→ **Raw data**
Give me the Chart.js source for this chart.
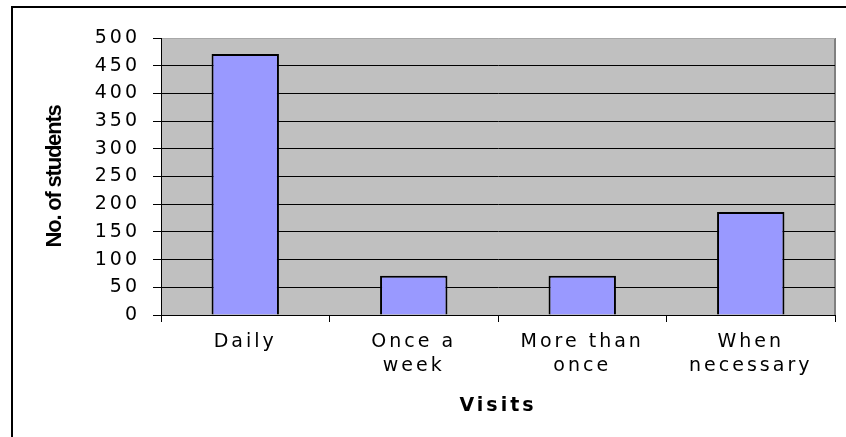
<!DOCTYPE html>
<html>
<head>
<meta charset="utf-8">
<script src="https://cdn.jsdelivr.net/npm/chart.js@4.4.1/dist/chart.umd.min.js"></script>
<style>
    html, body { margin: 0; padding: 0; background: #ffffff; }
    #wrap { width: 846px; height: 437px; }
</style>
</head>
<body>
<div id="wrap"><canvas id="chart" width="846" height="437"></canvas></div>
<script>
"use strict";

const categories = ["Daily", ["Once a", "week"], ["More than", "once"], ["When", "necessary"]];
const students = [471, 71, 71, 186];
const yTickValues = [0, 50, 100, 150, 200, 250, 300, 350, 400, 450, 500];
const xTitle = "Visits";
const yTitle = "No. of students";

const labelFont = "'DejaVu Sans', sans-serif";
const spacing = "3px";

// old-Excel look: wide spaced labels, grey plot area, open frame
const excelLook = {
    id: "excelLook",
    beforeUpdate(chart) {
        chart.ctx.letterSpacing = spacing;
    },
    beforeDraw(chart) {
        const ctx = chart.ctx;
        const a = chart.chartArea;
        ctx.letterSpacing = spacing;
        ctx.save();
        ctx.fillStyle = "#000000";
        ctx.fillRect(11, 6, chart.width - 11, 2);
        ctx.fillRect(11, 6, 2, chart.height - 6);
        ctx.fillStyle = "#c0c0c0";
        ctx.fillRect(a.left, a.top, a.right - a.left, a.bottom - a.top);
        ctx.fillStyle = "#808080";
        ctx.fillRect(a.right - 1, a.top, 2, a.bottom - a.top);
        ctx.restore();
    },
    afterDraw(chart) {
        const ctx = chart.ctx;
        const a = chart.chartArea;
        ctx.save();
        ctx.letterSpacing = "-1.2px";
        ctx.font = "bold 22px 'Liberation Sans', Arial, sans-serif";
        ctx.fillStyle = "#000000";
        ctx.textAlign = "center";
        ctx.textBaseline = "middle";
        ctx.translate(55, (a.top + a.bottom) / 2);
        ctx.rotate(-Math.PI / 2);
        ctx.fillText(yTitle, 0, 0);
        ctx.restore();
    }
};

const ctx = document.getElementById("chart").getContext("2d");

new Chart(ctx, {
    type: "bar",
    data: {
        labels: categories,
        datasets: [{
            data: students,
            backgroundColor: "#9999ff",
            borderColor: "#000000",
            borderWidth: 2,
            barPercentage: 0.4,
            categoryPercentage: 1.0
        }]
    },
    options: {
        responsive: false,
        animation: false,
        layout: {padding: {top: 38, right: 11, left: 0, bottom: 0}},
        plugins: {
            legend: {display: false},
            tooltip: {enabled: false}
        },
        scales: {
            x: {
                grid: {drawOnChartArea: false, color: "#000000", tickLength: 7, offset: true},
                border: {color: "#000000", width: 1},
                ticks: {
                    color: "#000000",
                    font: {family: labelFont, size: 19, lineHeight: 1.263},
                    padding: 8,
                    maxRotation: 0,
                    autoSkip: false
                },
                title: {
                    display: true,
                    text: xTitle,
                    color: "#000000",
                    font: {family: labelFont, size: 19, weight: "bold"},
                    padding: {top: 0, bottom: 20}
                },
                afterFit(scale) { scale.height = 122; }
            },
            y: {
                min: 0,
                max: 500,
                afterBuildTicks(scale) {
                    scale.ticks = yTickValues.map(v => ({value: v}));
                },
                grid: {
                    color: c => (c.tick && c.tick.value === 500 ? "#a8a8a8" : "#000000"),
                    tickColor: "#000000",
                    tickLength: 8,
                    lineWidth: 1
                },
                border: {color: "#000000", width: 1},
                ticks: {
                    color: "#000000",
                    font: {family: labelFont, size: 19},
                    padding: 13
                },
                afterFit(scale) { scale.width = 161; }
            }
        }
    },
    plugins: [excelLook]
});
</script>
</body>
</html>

→ **Problem to work on**
Reproduce the listing above exactly, excluding all pictures.

→ **The answer**
Give me the Chart.js source for this chart.
<!DOCTYPE html>
<html>
<head>
<meta charset="utf-8">
<script src="https://cdn.jsdelivr.net/npm/chart.js@4.4.1/dist/chart.umd.min.js"></script>
<style>
    html, body { margin: 0; padding: 0; background: #ffffff; }
    #wrap { width: 846px; height: 437px; }
</style>
</head>
<body>
<div id="wrap"><canvas id="chart" width="846" height="437"></canvas></div>
<script>
"use strict";

const categories = ["Daily", ["Once a", "week"], ["More than", "once"], ["When", "necessary"]];
const students = [471, 71, 71, 186];
const yTickValues = [0, 50, 100, 150, 200, 250, 300, 350, 400, 450, 500];
const xTitle = "Visits";
const yTitle = "No. of students";

const labelFont = "'DejaVu Sans', sans-serif";
const spacing = "3px";

// old-Excel look: wide spaced labels, grey plot area, open frame
const excelLook = {
    id: "excelLook",
    beforeUpdate(chart) {
        chart.ctx.letterSpacing = spacing;
    },
    beforeDraw(chart) {
        const ctx = chart.ctx;
        const a = chart.chartArea;
        ctx.letterSpacing = spacing;
        ctx.save();
        ctx.fillStyle = "#000000";
        ctx.fillRect(11, 6, chart.width - 11, 2);
        ctx.fillRect(11, 6, 2, chart.height - 6);
        ctx.fillStyle = "#c0c0c0";
        ctx.fillRect(a.left, a.top, a.right - a.left, a.bottom - a.top);
        ctx.fillStyle = "#808080";
        ctx.fillRect(a.right - 1, a.top, 2, a.bottom - a.top);
        ctx.restore();
    },
    afterDraw(chart) {
        const ctx = chart.ctx;
        const a = chart.chartArea;
        ctx.save();
        ctx.letterSpacing = "-1.2px";
        ctx.font = "bold 22px 'Liberation Sans', Arial, sans-serif";
        ctx.fillStyle = "#000000";
        ctx.textAlign = "center";
        ctx.textBaseline = "middle";
        ctx.translate(55, (a.top + a.bottom) / 2);
        ctx.rotate(-Math.PI / 2);
        ctx.fillText(yTitle, 0, 0);
        ctx.restore();
    }
};

const ctx = document.getElementById("chart").getContext("2d");

new Chart(ctx, {
    type: "bar",
    data: {
        labels: categories,
        datasets: [{
            data: students,
            backgroundColor: "#9999ff",
            borderColor: "#000000",
            borderWidth: 2,
            barPercentage: 0.4,
            categoryPercentage: 1.0
        }]
    },
    options: {
        responsive: false,
        animation: false,
        layout: {padding: {top: 38, right: 11, left: 0, bottom: 0}},
        plugins: {
            legend: {display: false},
            tooltip: {enabled: false}
        },
        scales: {
            x: {
                grid: {drawOnChartArea: false, color: "#000000", tickLength: 7, offset: true},
                border: {color: "#000000", width: 1},
                ticks: {
                    color: "#000000",
                    font: {family: labelFont, size: 19, lineHeight: 1.263},
                    padding: 8,
                    maxRotation: 0,
                    autoSkip: false
                },
                title: {
                    display: true,
                    text: xTitle,
                    color: "#000000",
                    font: {family: labelFont, size: 19, weight: "bold"},
                    padding: {top: 0, bottom: 20}
                },
                afterFit(scale) { scale.height = 122; }
            },
            y: {
                min: 0,
                max: 500,
                afterBuildTicks(scale) {
                    scale.ticks = yTickValues.map(v => ({value: v}));
                },
                grid: {
                    color: c => (c.tick && c.tick.value === 500 ? "#a8a8a8" : "#000000"),
                    tickColor: "#000000",
                    tickLength: 8,
                    lineWidth: 1
                },
                border: {color: "#000000", width: 1},
                ticks: {
                    color: "#000000",
                    font: {family: labelFont, size: 19},
                    padding: 13
                },
                afterFit(scale) { scale.width = 161; }
            }
        }
    },
    plugins: [excelLook]
});
</script>
</body>
</html>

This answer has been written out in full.